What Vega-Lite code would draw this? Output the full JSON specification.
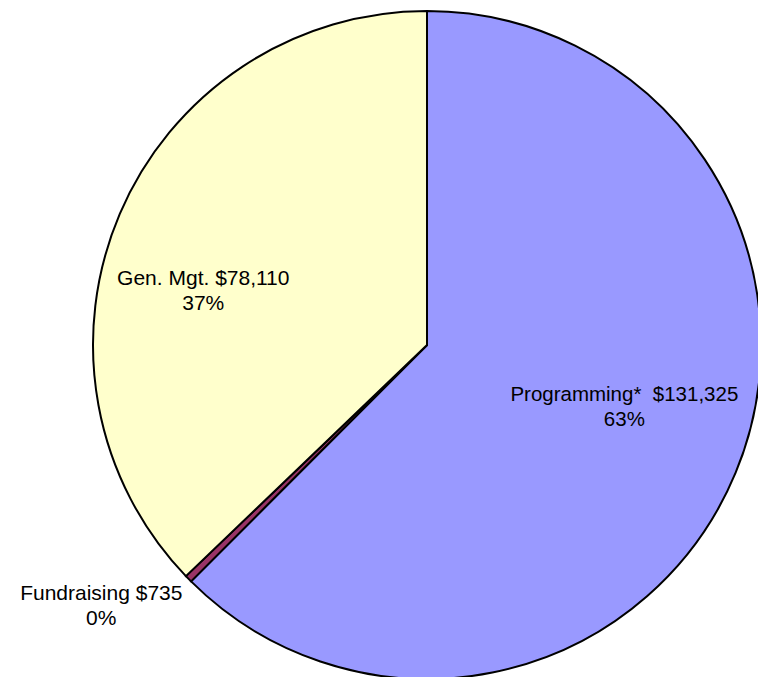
{
  "$schema": "https://vega.github.io/schema/vega-lite/v6.json",
  "width": 662,
  "height": 664,
  "autosize": "none",
  "padding": {"left": 96, "top": 13, "right": 0, "bottom": 0},
  "background": "white",
  "view": {"stroke": null},
  "data": {"values": [
    {"category": "Programming", "idx": 1, "amount": 131325, "label": "Programming*\u00a0 $131,325\n63%"},
    {"category": "Fundraising", "idx": 2, "amount": 735, "label": "Fundraising $735\n0%"},
    {"category": "Gen. Mgt.", "idx": 3, "amount": 78110, "label": "Gen. Mgt. $78,110\n37%"}
  ]},
  "encoding": {
    "theta": {"field": "amount", "type": "quantitative", "stack": true},
    "order": {"field": "idx", "type": "quantitative"}
  },
  "layer": [
    {
      "mark": {"type": "arc", "outerRadius": 334, "stroke": "black", "strokeWidth": 2},
      "encoding": {
        "color": {"field": "category", "type": "nominal",
          "scale": {"domain": ["Programming", "Fundraising", "Gen. Mgt."], "range": ["#9999FF", "#993366", "#FFFFCC"]},
          "legend": null}
      }
    },
    {
      "mark": {"type": "text", "radius": 207, "thetaOffset": -0.0855, "dy": -12.5, "font": "Liberation Sans", "fontSize": 20.5, "lineBreak": "\n", "lineHeight": 25, "align": "center", "baseline": "middle", "fill": "black"},
      "encoding": {
        "text": {"condition": {"test": "datum.category === 'Programming'", "field": "label"}, "value": ""}
      }
    },
    {
      "mark": {"type": "text", "radius": 230, "thetaOffset": -0.169, "dy": -12.5, "font": "Liberation Sans", "fontSize": 21, "lineBreak": "\n", "lineHeight": 25, "align": "center", "baseline": "middle", "fill": "black"},
      "encoding": {
        "text": {"condition": {"test": "datum.category === 'Gen. Mgt.'", "field": "label"}, "value": ""}
      }
    },
    {
      "mark": {"type": "text", "radius": 418, "thetaOffset": 0.098, "dy": -12.5, "font": "Liberation Sans", "fontSize": 21, "lineBreak": "\n", "lineHeight": 25, "align": "center", "baseline": "middle", "fill": "black"},
      "encoding": {
        "text": {"condition": {"test": "datum.category === 'Fundraising'", "field": "label"}, "value": ""}
      }
    }
  ]
}
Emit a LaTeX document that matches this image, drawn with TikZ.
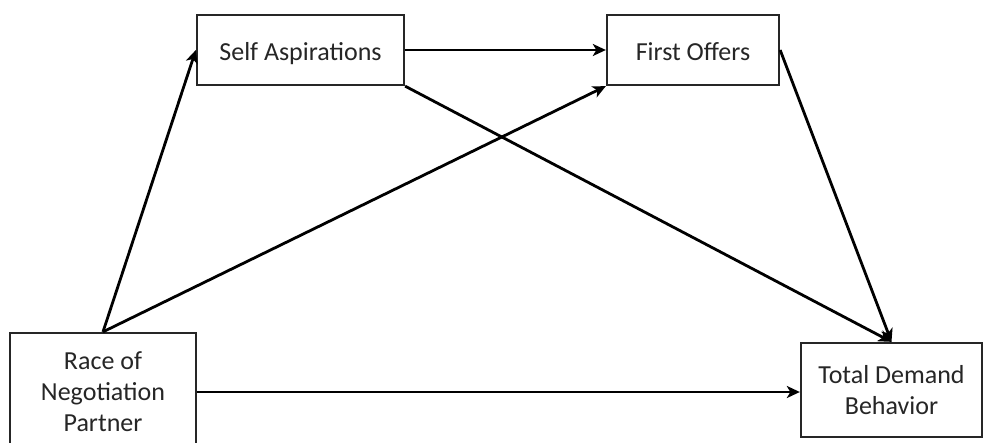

## Given exercise
The records above are to be quoted exactly, with all pictures left out.

## Reply to the task
What Vega-Lite code would draw this? Output the full JSON specification.
{
  "$schema": "https://vega.github.io/schema/vega-lite/v6.json",
  "width": 662,
  "height": 664,
  "autosize": "none",
  "padding": {"left": 96, "top": 13, "right": 0, "bottom": 0},
  "background": "white",
  "view": {"stroke": null},
  "data": {"values": [
    {"category": "Programming", "idx": 1, "amount": 131325, "label": "Programming*\u00a0 $131,325\n63%"},
    {"category": "Fundraising", "idx": 2, "amount": 735, "label": "Fundraising $735\n0%"},
    {"category": "Gen. Mgt.", "idx": 3, "amount": 78110, "label": "Gen. Mgt. $78,110\n37%"}
  ]},
  "encoding": {
    "theta": {"field": "amount", "type": "quantitative", "stack": true},
    "order": {"field": "idx", "type": "quantitative"}
  },
  "layer": [
    {
      "mark": {"type": "arc", "outerRadius": 334, "stroke": "black", "strokeWidth": 2},
      "encoding": {
        "color": {"field": "category", "type": "nominal",
          "scale": {"domain": ["Programming", "Fundraising", "Gen. Mgt."], "range": ["#9999FF", "#993366", "#FFFFCC"]},
          "legend": null}
      }
    },
    {
      "mark": {"type": "text", "radius": 207, "thetaOffset": -0.0855, "dy": -12.5, "font": "Liberation Sans", "fontSize": 20.5, "lineBreak": "\n", "lineHeight": 25, "align": "center", "baseline": "middle", "fill": "black"},
      "encoding": {
        "text": {"condition": {"test": "datum.category === 'Programming'", "field": "label"}, "value": ""}
      }
    },
    {
      "mark": {"type": "text", "radius": 230, "thetaOffset": -0.169, "dy": -12.5, "font": "Liberation Sans", "fontSize": 21, "lineBreak": "\n", "lineHeight": 25, "align": "center", "baseline": "middle", "fill": "black"},
      "encoding": {
        "text": {"condition": {"test": "datum.category === 'Gen. Mgt.'", "field": "label"}, "value": ""}
      }
    },
    {
      "mark": {"type": "text", "radius": 418, "thetaOffset": 0.098, "dy": -12.5, "font": "Liberation Sans", "fontSize": 21, "lineBreak": "\n", "lineHeight": 25, "align": "center", "baseline": "middle", "fill": "black"},
      "encoding": {
        "text": {"condition": {"test": "datum.category === 'Fundraising'", "field": "label"}, "value": ""}
      }
    }
  ]
}
Emit a LaTeX document that matches this image, drawn with TikZ.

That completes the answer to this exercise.